Material shown:

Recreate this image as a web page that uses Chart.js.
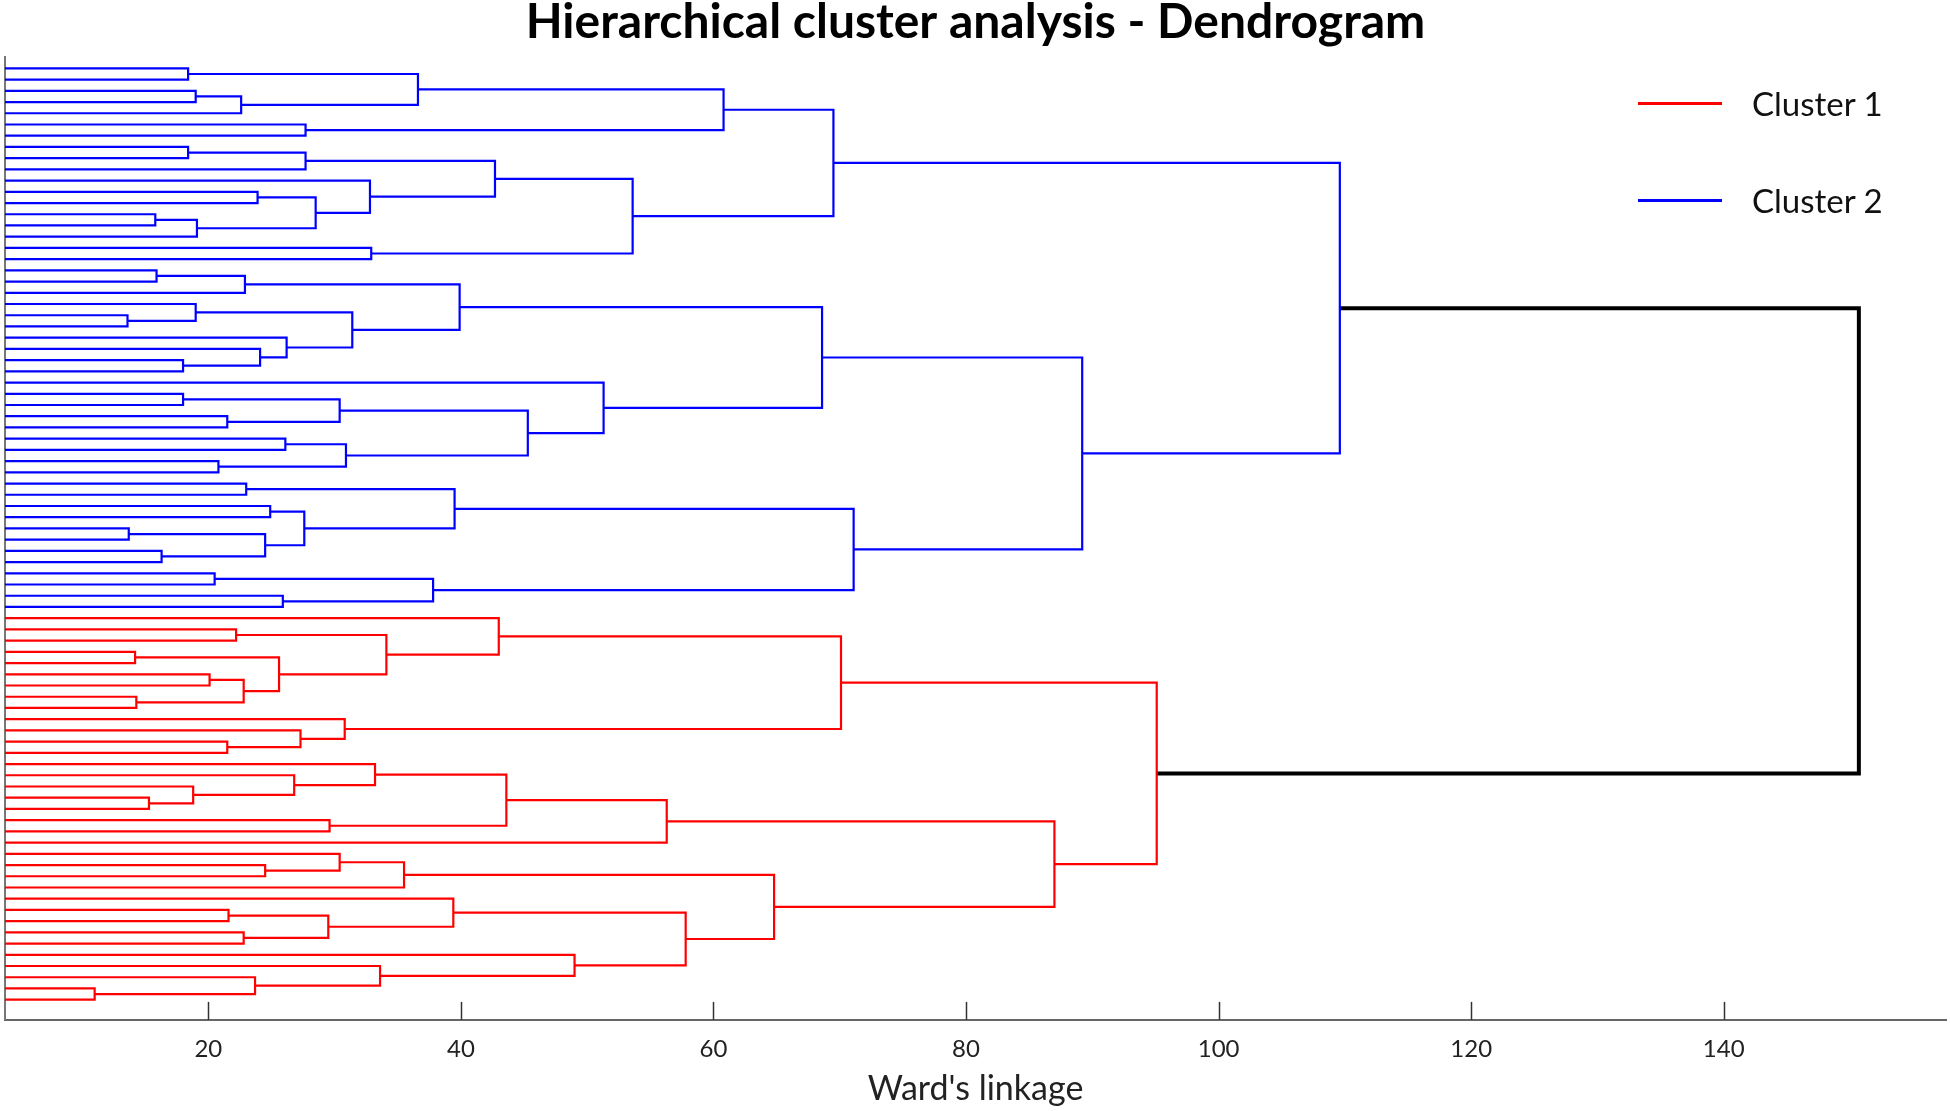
<!DOCTYPE html>
<html>
<head>
<meta charset="utf-8">
<title>Dendrogram</title>
<script src="https://cdn.jsdelivr.net/npm/chart.js@4.4.1/dist/chart.umd.min.js"></script>
<style>
  html, body { margin: 0; padding: 0; background: #fff; }
  #wrap { position: relative; width: 1950px; height: 1111px; }
  #legend { position: absolute; left: 0; top: 0; font-family: Lato, sans-serif; font-size: 33px; color: #111; }
  .item { position: absolute; display: flex; align-items: center; white-space: nowrap; line-height: 40px; height: 40px; }
  .swatch { width: 84px; height: 3px; margin-right: 30px; }
</style>
</head>
<body>
<div id="wrap">
  <canvas id="chart" width="1950" height="1111"></canvas>
  <div id="legend"></div>
</div>
<script>
// leaves are numbered 1..84 from top to bottom
const leafCount = 84;

const clusterNames = ['Cluster 1', 'Cluster 2'];
const clusterColors = ['#ff0000', '#0000ff'];
const rootColor = '#000000';

// each merge makes a new node, numbered from 85 in this order
const mergeA = [
  1, 3, 86, 85, 6, 88, 8, 91, 12, 14, 94, 93, 11, 92, 17, 98, 90,
  19, 102, 23, 22, 27, 26, 25, 105, 103, 30, 32, 111, 34, 36, 114, 113, 29, 110,
  38, 40, 42, 44, 122, 121, 120, 46, 48, 127, 126, 119, 101,
  51, 53, 55, 57, 135, 134, 133, 50, 61, 60, 59, 140,
  66, 65, 64, 63, 68, 148, 150, 72, 71, 153, 76, 78, 155, 75, 83, 82, 81, 80, 158, 154, 151, 144,
  132
];
const mergeB = [
  2, 4, 5, 87, 7, 89, 9, 10, 13, 15, 16, 95, 96, 97, 18, 99, 100,
  20, 21, 24, 104, 28, 106, 107, 108, 109, 31, 33, 112, 35, 37, 115, 116, 117, 118,
  39, 41, 43, 45, 123, 124, 125, 47, 49, 128, 129, 130, 131,
  52, 54, 56, 58, 136, 137, 138, 139, 62, 141, 142, 143,
  67, 145, 146, 147, 69, 149, 70, 73, 152, 74, 77, 79, 156, 157, 84, 159, 160, 161, 162, 163, 164, 165,
  166
];
const mergeHeight = [
  18.4, 19.0, 22.6, 36.6, 27.7, 60.8, 18.4, 27.7, 23.9, 15.8, 19.1, 28.5, 32.8, 42.7, 32.9, 53.6, 69.5,
  15.9, 22.9, 13.6, 19.0, 18.0, 24.1, 26.2, 31.4, 39.9, 18.0, 21.5, 30.4, 26.1, 20.8, 30.9, 45.3, 51.3, 68.6,
  23.0, 24.9, 13.7, 16.3, 24.5, 27.6, 39.5, 20.5, 25.9, 37.8, 71.1, 89.2, 109.6,
  22.2, 14.2, 20.1, 14.3, 22.8, 25.6, 34.1, 43.0, 21.5, 27.3, 30.8, 70.1,
  15.3, 18.8, 26.8, 33.2, 29.6, 43.6, 56.3, 24.5, 30.4, 35.5, 21.6, 22.8, 29.5, 39.4, 11.0, 23.7, 33.6, 49.0, 57.8, 64.8, 87.0, 95.1,
  150.7
];
// 0 = cluster 1 (red), 1 = cluster 2 (blue), 2 = root link
const mergeGroup = [
  1, 1, 1, 1, 1, 1, 1, 1, 1, 1, 1, 1, 1, 1, 1, 1, 1,
  1, 1, 1, 1, 1, 1, 1, 1, 1, 1, 1, 1, 1, 1, 1, 1, 1, 1,
  1, 1, 1, 1, 1, 1, 1, 1, 1, 1, 1, 1, 1,
  0, 0, 0, 0, 0, 0, 0, 0, 0, 0, 0, 0,
  0, 0, 0, 0, 0, 0, 0, 0, 0, 0, 0, 0, 0, 0, 0, 0, 0, 0, 0, 0, 0, 0,
  2
];
const xTicks = [20, 40, 60, 80, 100, 120, 140];

// node position (leaf slot) and height
const pos = {}, hgt = {};
for (let i = 1; i <= leafCount; i++) { pos[i] = i; hgt[i] = 0; }
const segs = [[], [], []];
mergeA.forEach((a, k) => {
  const b = mergeB[k], h = mergeHeight[k], id = leafCount + 1 + k;
  pos[id] = (pos[a] + pos[b]) / 2;
  hgt[id] = h;
  segs[mergeGroup[k]].push(
    {x: hgt[a], y: pos[a]}, {x: h, y: pos[a]}, {x: h, y: pos[b]}, {x: hgt[b], y: pos[b]}, {x: null, y: null}
  );
});

const mkSet = (label, data, color, width) => ({
  label, data, borderColor: color, backgroundColor: color, borderWidth: width,
  showLine: true, spanGaps: false, pointRadius: 0, tension: 0
});

// short inward tick marks on the x axis
const tickMarks = {
  id: 'tickMarks',
  afterDraw(chart) {
    const {ctx, scales: {x}} = chart;
    ctx.save();
    ctx.strokeStyle = '#333';
    ctx.lineWidth = 1.5;
    xTicks.forEach(v => {
      const px = Math.round(x.getPixelForValue(v)) + 0.5;
      ctx.beginPath();
      ctx.moveTo(px, x.top);
      ctx.lineTo(px, x.top - 18);
      ctx.stroke();
    });
    ctx.restore();
  }
};

new Chart(document.getElementById('chart'), {
  type: 'scatter',
  data: {
    datasets: [
      mkSet(clusterNames[1], segs[1], clusterColors[1], 2.2),
      mkSet(clusterNames[0], segs[0], clusterColors[0], 2.2),
      mkSet('root', segs[2], rootColor, 4)
    ]
  },
  options: {
    responsive: false,
    animation: false,
    layout: { padding: { left: 5, right: 4, top: 0, bottom: 10 } },
    plugins: {
      legend: { display: false },
      tooltip: { enabled: false },
      title: {
        display: true,
        text: 'Hierarchical cluster analysis - Dendrogram',
        color: '#000',
        font: { family: 'Lato', size: 48, weight: 'bold', lineHeight: 0.92 },
        padding: { top: 0, bottom: 13 }
      }
    },
    scales: {
      x: {
        type: 'linear', min: 3.9, max: 157.6,
        afterBuildTicks: s => { s.ticks = xTicks.map(v => ({value: v})); },
        grid: { display: false, drawTicks: false },
        border: { display: true, color: '#666', width: 2 },
        ticks: { color: '#222', padding: 17, font: { family: 'Lato', size: 24, lineHeight: 1 } },
        title: {
          display: true, text: "Ward's linkage", color: '#222',
          font: { family: 'Lato', size: 34, lineHeight: 0.68 }, padding: { top: 0, bottom: 0 }
        }
      },
      y: {
        type: 'linear', reverse: true, min: 0, max: 85.8,
        ticks: { display: false },
        grid: { display: false, drawTicks: false },
        border: { display: true, color: '#777', width: 2 }
      }
    }
  },
  plugins: [tickMarks]
});

// legend in the top right corner
const legendEl = document.getElementById('legend');
[{name: clusterNames[0], color: clusterColors[0], top: 83},
 {name: clusterNames[1], color: clusterColors[1], top: 180}].forEach(it => {
  const row = document.createElement('div');
  row.className = 'item';
  row.style.left = '1638px';
  row.style.top = it.top + 'px';
  row.innerHTML = `<span class="swatch" style="background:${it.color}"></span><span>${it.name}</span>`;
  legendEl.appendChild(row);
});
</script>
</body>
</html>
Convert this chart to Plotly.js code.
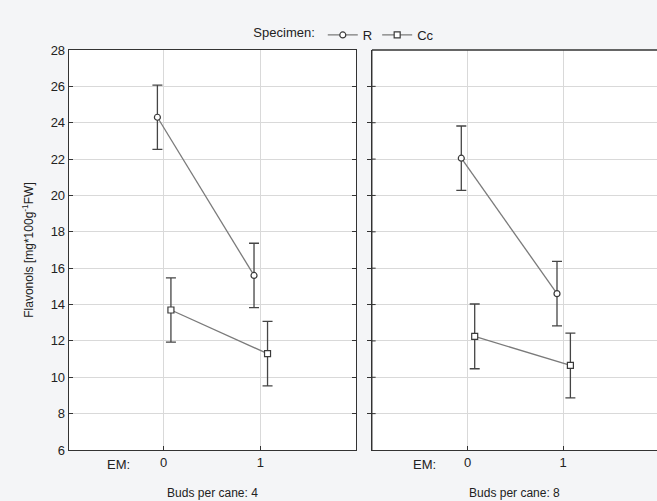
<!DOCTYPE html>
<html>
<head>
<meta charset="utf-8">
<script src="https://cdn.plot.ly/plotly-3.0.1.min.js"></script>
<style>html,body{margin:0;padding:0;background:#f4f5f7;}#chart{width:657px;height:501px;}</style>
</head>
<body>
<div id="chart"></div>
<script>
// Data
const emLevels = [0, 1];
const panels = ["Buds per cane: 4", "Buds per cane: 8"];
const seriesNames = ["R", "Cc"];
const rBuds4 = [24.3, 15.6];
const ccBuds4 = [13.7, 11.3];
const rBuds8 = [22.05, 14.6];
const ccBuds8 = [12.25, 10.65];
const errR4 = [1.77, 1.77];
const errCc4 = [1.77, 1.77];
const errR8 = [1.77, 1.77];
const errCc8 = [1.78, 1.78];
const yTicks = [6, 8, 10, 12, 14, 16, 18, 20, 22, 24, 26, 28];

const offR = -0.065, offCc = 0.075;
const shift = (arr, d) => arr.map(v => v + d);

function mk(name, x, y, err, symbol, xa, show) {
  return {
    type: 'scatter', mode: 'lines+markers', name: name,
    x: x, y: y, xaxis: xa, yaxis: 'y',
    showlegend: show, legendgroup: name,
    line: {color: '#7a7a7a', width: 1.3},
    marker: {symbol: symbol, size: 6, color: '#ffffff', line: {color: '#3a3a3a', width: 1.2}},
    error_y: {type: 'data', array: err, visible: true, color: '#454545', thickness: 1.3, width: 5}
  };
}

const data = [
  mk(seriesNames[0], shift(emLevels, offR), rBuds4, errR4, 'circle', 'x', true),
  mk(seriesNames[1], shift(emLevels, offCc), ccBuds4, errCc4, 'square', 'x', true),
  mk(seriesNames[0], shift(emLevels, offR), rBuds8, errR8, 'circle', 'x2', false),
  mk(seriesNames[1], shift(emLevels, offCc), ccBuds8, errCc8, 'square', 'x2', false)
];

const fontMain = {family: 'Liberation Sans, Arial, sans-serif', size: 13, color: '#222'};
const fontSmall = {family: 'Liberation Sans, Arial, sans-serif', size: 12, color: '#222'};
const xBase = {
  tickvals: emLevels, ticktext: emLevels.map(String),
  ticks: 'inside', ticklen: 4, tickcolor: '#333',
  showgrid: true, gridcolor: '#d9d9d9', gridwidth: 1,
  zeroline: false, showline: true, linecolor: '#333', linewidth: 1.3,
  tickfont: fontMain, fixedrange: true
};
const layout = {
  width: 657, height: 501,
  paper_bgcolor: '#f4f5f7', plot_bgcolor: '#ffffff',
  margin: {l: 69, r: 0, t: 50, b: 51},
  font: fontMain,
  showlegend: true,
  legend: {orientation: 'h', x: 0.47, xanchor: 'center', y: 1.0, yanchor: 'bottom',
           title: {text: 'Specimen:', side: 'left', font: fontMain},
           font: fontMain, bgcolor: 'rgba(0,0,0,0)', itemwidth: 30, tracegroupgap: 0},
  xaxis: Object.assign({}, xBase, {domain: [0, 0.488], range: [-0.98, 1.99], mirror: true,
          title: {text: panels[0], font: fontSmall, standoff: 19}}),
  xaxis2: Object.assign({}, xBase, {domain: [0.515, 1], range: [-1, 1.98], mirror: false, anchor: 'y',
          title: {text: panels[1], font: fontSmall, standoff: 19}}),
  yaxis: {range: [6, 28], tickvals: yTicks, ticks: 'inside', ticklen: 4, tickcolor: '#333',
          showgrid: true, gridcolor: '#d9d9d9', zeroline: false, showline: true, linecolor: '#333',
          linewidth: 1.3, mirror: 'allticks', tickfont: fontMain, fixedrange: true,
          title: {text: 'Flavonols [mg*100g<sup>-1</sup>FW]', font: fontSmall, standoff: 14}},
  annotations: [
    {text: 'EM:', xref: 'x', yref: 'paper', x: -0.47, y: 0, yanchor: 'top', yshift: -5, showarrow: false, font: fontMain},
    {text: 'EM:', xref: 'x2', yref: 'paper', x: -0.45, y: 0, yanchor: 'top', yshift: -5, showarrow: false, font: fontMain}
  ],
  shapes: [
    {type: 'line', xref: 'x2', yref: 'paper', x0: -1, x1: -1, y0: 0, y1: 1, line: {color: '#333', width: 1.3}},
    {type: 'line', xref: 'x2', yref: 'paper', x0: -1, x1: 1.98, y0: 1, y1: 1, line: {color: '#333', width: 1.3}}
  ]
};
// y-axis ticks for right panel
yTicks.forEach(t => {
  if (t > 6 && t < 28) {
    layout.shapes.push({type: 'line', xref: 'x2', yref: 'y', x0: -1, x1: -0.96, y0: t, y1: t, line: {color: '#333', width: 1}});
  }
});
Plotly.newPlot('chart', data, layout, {displayModeBar: false, staticPlot: true});
</script>
</body>
</html>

Direction: Show every line from the entries above in which the word "this" appears.

Complete response:
Recreate this image as a web page that uses Chart.js.
// each merge makes a new node, numbered from 85 in this order
Convert this chart to Plotly.js code.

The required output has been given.